List each line in which the string "this" appears.

(Charts and diagrams as code)
──────────

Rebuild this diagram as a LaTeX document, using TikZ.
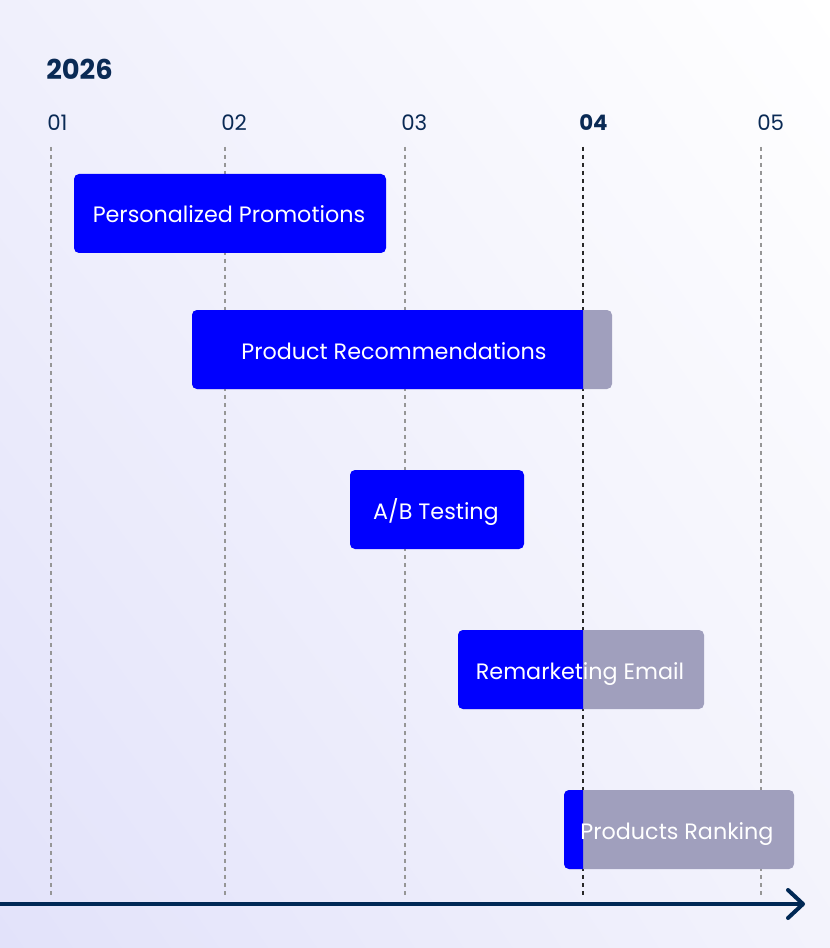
\documentclass[tikz,border=0pt]{standalone}
\usepackage{fontspec}
\setmainfont{Poppins}
\usetikzlibrary{shadings}
\definecolor{navy}{RGB}{10,42,85}
\definecolor{axisnavy}{RGB}{0,40,85}
\definecolor{barblue}{RGB}{0,0,255}
\definecolor{bargray}{RGB}{160,159,189}
\definecolor{gridgray}{RGB}{150,150,150}
\definecolor{griddark}{RGB}{40,40,40}
\definecolor{bgll}{RGB}{226,226,250}
\definecolor{bgul}{RGB}{240,240,252}
\definecolor{bglr}{RGB}{243,243,252}
\newcommand{\ganttbar}[7]{%
  % #1 name, #2 x1, #3 x2, #4 y1, #5 y2, #6 text x, #7 text
  \ifdim #3pt>583pt
    \fill[bargray, rounded corners=3.75pt] (#2,#4) rectangle (#3,#5);
    \begin{scope}
      \clip (#2-2,#4-2) rectangle (583,#5+2);
      \fill[barblue, rounded corners=3.75pt] (#2,#4) rectangle (#3,#5);
    \end{scope}
  \else
    \fill[barblue, rounded corners=3.75pt] (#2,#4) rectangle (#3,#5);
  \fi
  \node[bartext] (#1) at (#6,{(#4+#5)/2+9.5}) {#7};
}
\begin{document}
\begin{tikzpicture}[x=0.75pt,y=-0.75pt,
  bartext/.style={text=white, font=\fontsize{16.7}{20}\selectfont, inner sep=0pt, anchor=base},
  month/.style={text=navy, font=\fontsize{16}{19}\selectfont, anchor=base west, inner sep=0pt},
  grid/.style={gridgray, line width=1.5pt, dash pattern=on 3pt off 3pt},
  griddk/.style={griddark, line width=1.5pt, dash pattern=on 3pt off 3pt},
  axis/.style={axisnavy, line width=3pt}]
\useasboundingbox (0,0) rectangle (830,948);
\shade[upper left=bgul, upper right=white, lower left=bgll, lower right=bglr] (0,0) rectangle (830,948);

% year
\node[text=navy, font=\fontsize{20.5}{24}\selectfont\bfseries, anchor=base west, inner sep=0pt] (year) at (46,80) {2026};

% months and grid lines
\foreach \x/\m/\n in {51/01/m1, 225/02/m2, 405/03/m3, 761/05/m5} {
  \node[month] (\n) at (\x-4,131) {\m};
  \coordinate (\n top) at (\x,147);
  \coordinate (\n bot) at (\x,898);
  \draw[grid] (\n top) -- (\n bot);
}
\node[month, font=\fontsize{16}{19}\selectfont\bfseries] (m4) at (579,131) {04};
\coordinate (m4top) at (583,147);
\coordinate (m4bot) at (583,898);
\draw[griddk] (m4top) -- (m4bot);

% bars
\ganttbar{b1}{74}{386}{174}{253}{229}{Personalized Promotions}
\ganttbar{b2}{192}{612}{310}{389}{394}{Product Recommendations}
\ganttbar{b3}{350}{524}{470}{549}{436}{A/B Testing}
\ganttbar{b4}{458}{704}{630}{709}{580}{Remarketing Email}
\ganttbar{b5}{564}{794}{790}{869}{677}{Products Ranking}

% axis
\coordinate (axL) at (0,904);
\coordinate (axR) at (803,904);
\draw[axis] (axL) -- (axR);
\draw[axis, line cap=round, line join=round] ([shift={(-15,-14)}]axR) -- (axR) -- ([shift={(-15,14)}]axR);
\end{tikzpicture}
\end{document}
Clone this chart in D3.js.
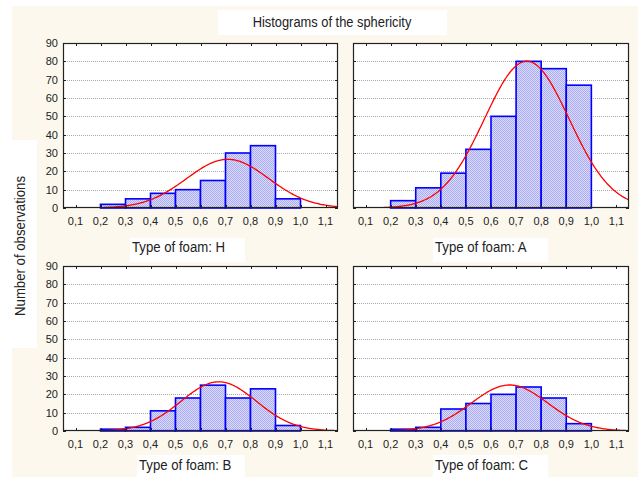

──────────

- FINAL RESULT:
Rebuild this diagram as a LaTeX document, using TikZ.
Clone this chart in D3.js.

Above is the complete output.